Glass samples with formula as Li2O–BaO–GdF3–SiO2:Sm2O3 were fabricated by melt quenching method. Their optical, physical and luminescence properties were studied, for their potential applications in photonic device working in visible region. The Sm3+ ions and nearby ligands bonding nature were determined from bonding parameters (δ) that in turn were calculated from LGF absorption spectra. Oscillator strength of different absorption bands and Judd–Ofelt (JO) parameters (Ωλ (λ = 2, 4, 6)) were measured.

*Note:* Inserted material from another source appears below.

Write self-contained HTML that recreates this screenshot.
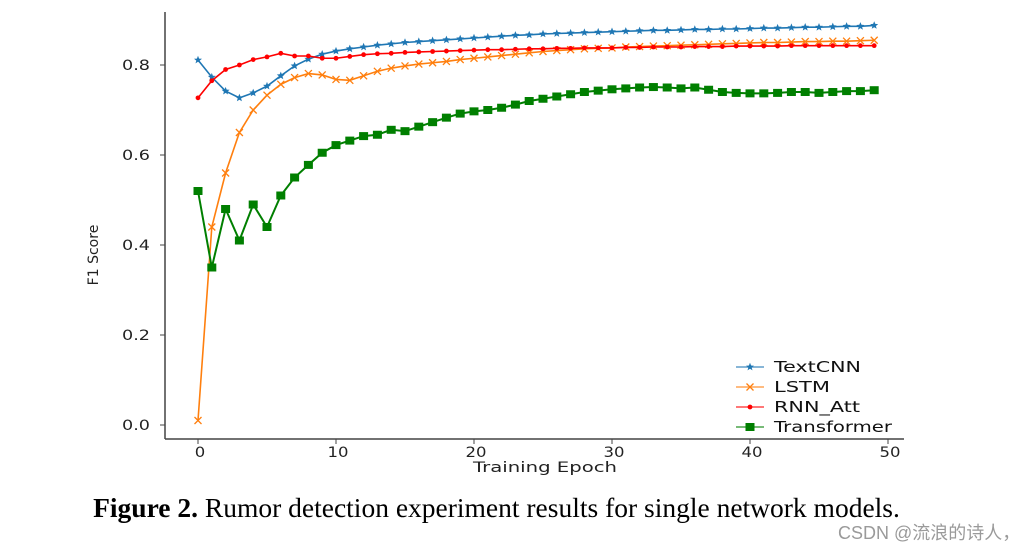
<!DOCTYPE html>
<html><head><meta charset="utf-8"><style>
body{margin:0;background:#fff;width:1036px;height:551px;overflow:hidden;position:relative;font-family:"Liberation Sans",sans-serif}
svg{position:absolute;left:0;top:0}
.cap{position:absolute;left:0;width:993px;top:492px;text-align:center;font-family:"Liberation Serif",serif;font-size:27.5px;color:#000;white-space:nowrap}
.wm{position:absolute;left:838px;top:519px;font-family:"Liberation Sans","Noto Sans CJK SC",sans-serif;font-size:18px;color:#9a9a9a;white-space:nowrap}
</style></head><body>
<svg id="chart" width="1036" height="551"></svg>
<div class="cap"><b>Figure 2.</b> Rumor detection experiment results for single network models.</div>
<div class="wm">CSDN @流浪的诗人，</div>
<script>
const epochs=[...Array(50).keys()];
const textcnn=[0.811,0.773,0.742,0.727,0.738,0.753,0.776,0.798,0.813,0.824,0.831,0.836,0.840,0.844,0.847,0.850,0.852,0.854,0.856,0.858,0.860,0.862,0.864,0.866,0.867,0.869,0.870,0.871,0.872,0.873,0.874,0.875,0.876,0.877,0.877,0.878,0.879,0.879,0.880,0.880,0.881,0.882,0.882,0.883,0.884,0.884,0.885,0.886,0.886,0.888];
const lstm=[0.01,0.44,0.56,0.65,0.70,0.733,0.757,0.772,0.781,0.778,0.768,0.766,0.776,0.786,0.793,0.798,0.802,0.805,0.808,0.812,0.815,0.818,0.821,0.824,0.827,0.830,0.832,0.834,0.836,0.837,0.838,0.840,0.841,0.842,0.843,0.844,0.845,0.846,0.847,0.848,0.849,0.850,0.850,0.851,0.852,0.852,0.853,0.853,0.854,0.855];
const rnn=[0.727,0.765,0.79,0.80,0.812,0.818,0.826,0.82,0.82,0.815,0.815,0.819,0.823,0.825,0.826,0.828,0.829,0.830,0.831,0.832,0.833,0.834,0.834,0.835,0.836,0.836,0.837,0.837,0.838,0.838,0.838,0.839,0.839,0.840,0.840,0.840,0.841,0.841,0.841,0.842,0.842,0.842,0.842,0.843,0.843,0.843,0.843,0.843,0.843,0.843];
const transformer=[0.52,0.35,0.48,0.41,0.49,0.44,0.51,0.55,0.578,0.605,0.622,0.632,0.642,0.645,0.656,0.653,0.663,0.673,0.683,0.692,0.697,0.70,0.705,0.712,0.72,0.725,0.73,0.735,0.74,0.743,0.746,0.748,0.75,0.751,0.75,0.748,0.75,0.745,0.74,0.738,0.737,0.737,0.738,0.74,0.74,0.738,0.74,0.742,0.742,0.744];
const xTicks=[0,10,20,30,40,50];
const yTicks=[0.0,0.2,0.4,0.6,0.8];
const seriesNames=["TextCNN","LSTM","RNN_Att","Transformer"];
const NS="http://www.w3.org/2000/svg",svg=document.getElementById('chart');
const X=v=>198+v*13.8, Y=v=>425-v*450;
function el(t,a,p){const e=document.createElementNS(NS,t);for(const k in a)e.setAttribute(k,a[k]);(p||svg).appendChild(e);return e;}
const F='"DejaVu Sans",sans-serif';
let ax=el('line',{x1:165,y1:12,x2:165,y2:439,stroke:'#444','stroke-width':1.5});

let bx=el('line',{x1:165,y1:439,x2:904,y2:439,stroke:'#444','stroke-width':1.5});

yTicks.forEach(v=>{el('line',{x1:160,x2:165,y1:Y(v),y2:Y(v),stroke:'#444'});
 const t=el('text',{x:122,y:Y(v)+5,'font-size':14,fill:'#222','font-family':F,textLength:28,lengthAdjust:'spacingAndGlyphs'});t.textContent=v.toFixed(1);
 });
xTicks.forEach(v=>{el('line',{x1:X(v),x2:X(v),y1:439,y2:444,stroke:'#444'});
 const w=String(v).length*10.5;
 const t=el('text',{x:X(v)+2-w/2,y:457,'font-size':14,fill:'#222','font-family':F,textLength:w,lengthAdjust:'spacingAndGlyphs'});t.textContent=v;
 });
let xt=el('text',{x:473,y:472,'font-size':14,fill:'#222','font-family':F,textLength:144,lengthAdjust:'spacingAndGlyphs'});xt.textContent='Training Epoch';

let yt=el('text',{x:0,y:0,'text-anchor':'middle','font-size':14,fill:'#222','font-family':F,transform:'translate(98,255) rotate(-90)'});yt.textContent='F1 Score';

function marker(kind,x,y,c,g){
 if(kind==='star'){const p=[];for(let i=0;i<10;i++){const r=i%2?1.8:4.2,a=-Math.PI/2+i*Math.PI/5;p.push((x+r*Math.cos(a)).toFixed(1)+','+(y+r*Math.sin(a)).toFixed(1));}el('polygon',{points:p.join(' '),fill:c},g);}
 else if(kind==='x'){el('path',{d:`M${x-3.5} ${y-3.5}L${x+3.5} ${y+3.5}M${x-3.5} ${y+3.5}L${x+3.5} ${y-3.5}`,stroke:c,'stroke-width':1.3},g);}
 else if(kind==='dot'){el('circle',{cx:x,cy:y,r:2.4,fill:c},g);}
 else {el('rect',{x:x-4.5,y:y-4,width:9,height:8,fill:c},g);}
}
const lens=[87,56,86,118];
const all=[[textcnn,'#1f77b4','star'],[lstm,'#ff7f0e','x'],[rnn,'#ff0000','dot'],[transformer,'#007f00','sq']];
all.forEach(([d,c,k],i)=>{const g=el('g',{});
 
 el('polyline',{points:d.map((v,j)=>X(epochs[j])+','+Y(v)).join(' '),fill:'none',stroke:c,'stroke-width':k==='sq'?2:1.6},g);
 d.forEach((v,j)=>marker(k,X(epochs[j]),Y(v),c,g));
 const ly=367+i*20;const lg=el('g',{});
 
 el('line',{x1:736,x2:764,y1:ly,y2:ly,stroke:c,'stroke-width':1.6,opacity:0.7},lg);marker(k,750,ly,c,lg);
 const t=el('text',{x:774,y:ly+5,'font-size':15,fill:'#111','font-family':F,textLength:lens[i],lengthAdjust:'spacingAndGlyphs'},lg);t.textContent=seriesNames[i];
});
</script>
</body></html>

JO-parameters and refractive index have been used to valuate various radiative properties of Sm3+ ions emission transitions in prepared glasses to explore their potential application as visible lasers. Furthermore, the emission was studied by exciting the LGF glass samples with different wavelengths (λex = 275, 402 nm). The orange to red ratios at different wavelengths (λex = 275 nm and X-ray) were evaluated to measure the Sm3+-ions local disorder in the glass network. The decreasing trend in experimental decay time (τexp) with Sm3+-ion concentration increasing was observed due to energy transfer. Best fit for the prepared glass, when studied in the light of Inokuti–Hirayama model was obtained for S = 6 indicating dipole–dipole type of energy transfer. The intense visible (orange) emission, high stimulated emission cross-section (σe), branching ratios (βR), radiative transition probability (AR), and reasonable quantum efficiency were determined for transition from 4G5/2 to 6H7/2 in glass. This suggests Sm3+ doped glass shows potential use for development of devices (laser and photonic) working in visible (orange) region.